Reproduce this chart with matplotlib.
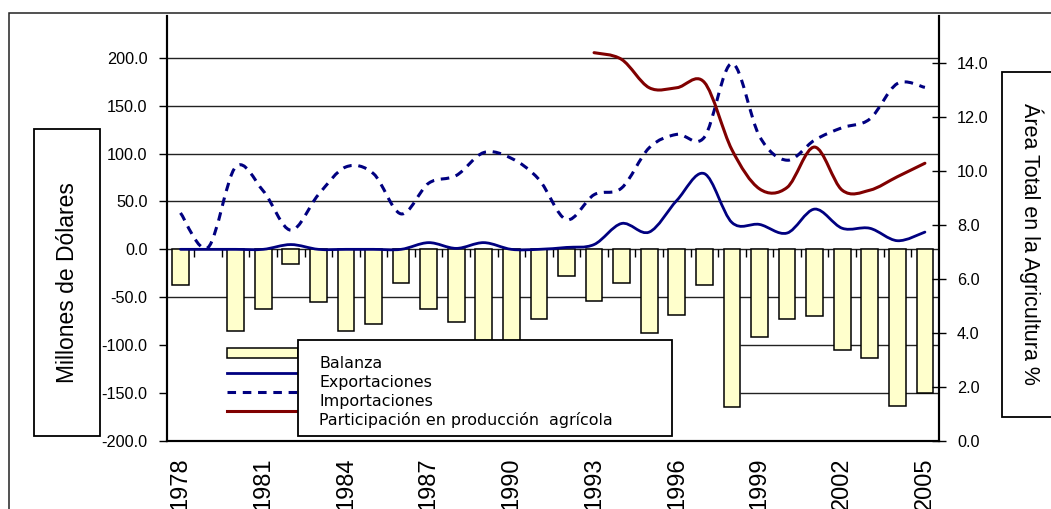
import matplotlib
matplotlib.use("Agg")
import matplotlib.pyplot as plt
from matplotlib.path import Path
from matplotlib.patches import PathPatch, Rectangle
from matplotlib.lines import Line2D
import numpy as np

plt.rcParams['font.family'] = ['Liberation Sans', 'DejaVu Sans']

# datos
years = list(range(1978, 2006))
balanza = [-37, 0, -85, -62, -15, -55, -85, -78, -35, -62, -76, -97, -96, -73,
           -28, -54, -35, -87, -69, -37, -165, -91, -73, -70, -105, -113, -163, -150]
exportaciones = [0, 0, 0, 0, 5, 0, 0, 0, 0, 7, 1, 7, 0, 0,
                 2, 5, 27, 18, 51, 79, 28, 26, 17, 42, 22, 22, 9, 18]
importaciones = [38, 2, 86, 61, 20, 57, 86, 79, 37, 69, 77, 101, 95, 73,
                 31, 57, 64, 106, 120, 117, 194, 118, 93, 114, 127, 136, 173, 169]
part_years = list(range(1993, 2006))
participacion = [14.4, 14.15, 13.1, 13.1, 13.3, 10.8, 9.35, 9.4, 10.9, 9.3, 9.3, 9.8, 10.3]

left_ticks = np.arange(-200, 201, 50)
right_ticks = np.arange(0, 14.1, 2)
legend_labels = ["Balanza", "Exportaciones", "Importaciones",
                 "Participación en producción  agrícola"]

W, H = 1051, 509


def fx(px):
    return px / W


def fy(py):
    return 1 - py / H


def smooth(xs, ys):
    # curva suavizada tipo excel (bezier por los puntos)
    n = len(xs)
    pts = np.column_stack([xs, ys]).astype(float)
    verts = [pts[0]]
    codes = [Path.MOVETO]
    for i in range(n - 1):
        p0 = pts[max(i - 1, 0)]
        p1 = pts[i]
        p2 = pts[i + 1]
        p3 = pts[min(i + 2, n - 1)]
        verts += [p1 + (p2 - p0) / 6, p2 - (p3 - p1) / 6, p2]
        codes += [Path.CURVE4] * 3
    return Path(verts, codes)


fig = plt.figure(figsize=(W / 100, H / 100), dpi=100)
ax = fig.add_axes([fx(166.7), fy(441), (938.7 - 166.7) / W, (441 - 16) / H])
ax2 = ax.twinx()

x = np.arange(len(years))
ax.set_xlim(-0.5, len(years) - 0.5)
ax.set_ylim(-200, 243.5)
ax2.set_ylim(0, 15.76)

# lineas de division
for v in left_ticks:
    if v in (-100, -150):
        x0 = years.index(1998) + 0.305
        ax.hlines(v, x0, len(years) - 0.5, color='#222222', lw=1.0, zorder=0.5)
    elif v > -200:
        ax.axhline(v, color='#222222', lw=1.0, zorder=0.5)

ax.bar(x, balanza, width=0.61, color='#FFFFCC', edgecolor='black', linewidth=1.1, zorder=2)

# marcas del eje en cero
ax.vlines(x[:-1] + 0.5, -8, 0, color='black', lw=1.0, zorder=1)

ax.add_patch(PathPatch(smooth(x, exportaciones), fill=False, ec='#000080', lw=2.0,
                       capstyle='round', joinstyle='round', zorder=3))
ax.add_patch(PathPatch(smooth(x, importaciones), fill=False, ec='#000080', lw=2.2,
                       linestyle=(0, (2.8, 2.2)), capstyle='butt', zorder=3))
px = [years.index(y) for y in part_years]
ax2.add_patch(PathPatch(smooth(px, participacion), fill=False, ec='#800000', lw=2.2,
                        capstyle='round', joinstyle='round', zorder=3))

for a in (ax, ax2):
    a.spines['top'].set_visible(False)
    for s in ('left', 'right', 'bottom'):
        a.spines[s].set_linewidth(1.5)
        a.spines[s].set_color('black')

ax.set_yticks(left_ticks)
ax.set_yticklabels([f"{v:.1f}" for v in left_ticks])
ax.tick_params(axis='y', direction='out', length=5.8, width=1, pad=7.9, labelsize=11.7)
ax2.set_yticks(right_ticks)
ax2.set_yticklabels([f"{v:.1f}" for v in right_ticks])
ax2.tick_params(axis='y', direction='inout', length=10.6, width=1, pad=7.9, labelsize=11.7)

ax.set_xticks(x[::3])
ax.set_xticklabels([str(y) for y in years[::3]], rotation=90,
                   family=['Liberation Sans Narrow', 'Liberation Sans'], fontsize=17)
ax.tick_params(axis='x', length=0, pad=12)

# leyenda
fig.add_artist(Rectangle((fx(226.7), fy(358.3)), (297.7 - 226.7) / W, 10 / H,
                         transform=fig.transFigure, fc='#FFFFCC', ec='black', lw=1.1, zorder=9))
key_y = [372.7, 391.7, 411]
key_styles = [dict(color='#000080', lw=2.0),
              dict(color='#000080', lw=2.2, linestyle=(0, (2.8, 2.2))),
              dict(color='#800000', lw=2.2)]
for ky, st in zip(key_y, key_styles):
    fig.add_artist(Line2D([fx(226.7), fx(297.7)], [fy(ky), fy(ky)],
                          transform=fig.transFigure, zorder=9, **st))
fig.add_artist(Rectangle((fx(297.7), fy(436)), (672 - 297.7) / W, (436 - 340) / H,
                         transform=fig.transFigure, fc='white', ec='black', lw=1.3, zorder=10))
for lab, by in zip(legend_labels, [367.7, 386.9, 405.9, 424.9]):
    fig.text(fx(319.3), fy(by), lab, fontsize=11.4, family='DejaVu Sans',
             va='baseline', ha='left', zorder=11)

# titulos de ejes en cajas
fig.add_artist(Rectangle((fx(34.3), fy(435.7)), (100 - 34.3) / W, (435.7 - 129) / H,
                         transform=fig.transFigure, fc='white', ec='black', lw=1.3, zorder=5))
fig.text(fx(67.2), fy(282.4), "Millones de Dólares", rotation=90, fontsize=16.5,
         ha='center', va='center', zorder=6)
fig.add_artist(Rectangle((fx(1001.7), fy(416.7)), 80 / W, (416.7 - 72) / H,
                         transform=fig.transFigure, fc='white', ec='black', lw=1.3, zorder=5))
fig.text(fx(1031.7), fy(244.2), "Área Total en la Agricultura %", rotation=270, fontsize=15.5,
         ha='center', va='center', zorder=6)

# marco exterior
fig.add_artist(Rectangle((fx(9.3), fy(560)), 1100 / W, (560 - 13.3) / H,
                         transform=fig.transFigure, fill=False, ec='#222222', lw=1.1, zorder=1))

fig.savefig("out.png", dpi=100)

**Objective**
Repeat exactly and only the lines from the start of the data above through the line that holds "ax2.set_ylim(0, 15.76)", inclusive. Pictures do not belong in the copy.

**Reply**
Reproduce this chart with matplotlib.
import matplotlib
matplotlib.use("Agg")
import matplotlib.pyplot as plt
from matplotlib.path import Path
from matplotlib.patches import PathPatch, Rectangle
from matplotlib.lines import Line2D
import numpy as np

plt.rcParams['font.family'] = ['Liberation Sans', 'DejaVu Sans']

# datos
years = list(range(1978, 2006))
balanza = [-37, 0, -85, -62, -15, -55, -85, -78, -35, -62, -76, -97, -96, -73,
           -28, -54, -35, -87, -69, -37, -165, -91, -73, -70, -105, -113, -163, -150]
exportaciones = [0, 0, 0, 0, 5, 0, 0, 0, 0, 7, 1, 7, 0, 0,
                 2, 5, 27, 18, 51, 79, 28, 26, 17, 42, 22, 22, 9, 18]
importaciones = [38, 2, 86, 61, 20, 57, 86, 79, 37, 69, 77, 101, 95, 73,
                 31, 57, 64, 106, 120, 117, 194, 118, 93, 114, 127, 136, 173, 169]
part_years = list(range(1993, 2006))
participacion = [14.4, 14.15, 13.1, 13.1, 13.3, 10.8, 9.35, 9.4, 10.9, 9.3, 9.3, 9.8, 10.3]

left_ticks = np.arange(-200, 201, 50)
right_ticks = np.arange(0, 14.1, 2)
legend_labels = ["Balanza", "Exportaciones", "Importaciones",
                 "Participación en producción  agrícola"]

W, H = 1051, 509


def fx(px):
    return px / W


def fy(py):
    return 1 - py / H


def smooth(xs, ys):
    # curva suavizada tipo excel (bezier por los puntos)
    n = len(xs)
    pts = np.column_stack([xs, ys]).astype(float)
    verts = [pts[0]]
    codes = [Path.MOVETO]
    for i in range(n - 1):
        p0 = pts[max(i - 1, 0)]
        p1 = pts[i]
        p2 = pts[i + 1]
        p3 = pts[min(i + 2, n - 1)]
        verts += [p1 + (p2 - p0) / 6, p2 - (p3 - p1) / 6, p2]
        codes += [Path.CURVE4] * 3
    return Path(verts, codes)


fig = plt.figure(figsize=(W / 100, H / 100), dpi=100)
ax = fig.add_axes([fx(166.7), fy(441), (938.7 - 166.7) / W, (441 - 16) / H])
ax2 = ax.twinx()

x = np.arange(len(years))
ax.set_xlim(-0.5, len(years) - 0.5)
ax.set_ylim(-200, 243.5)
ax2.set_ylim(0, 15.76)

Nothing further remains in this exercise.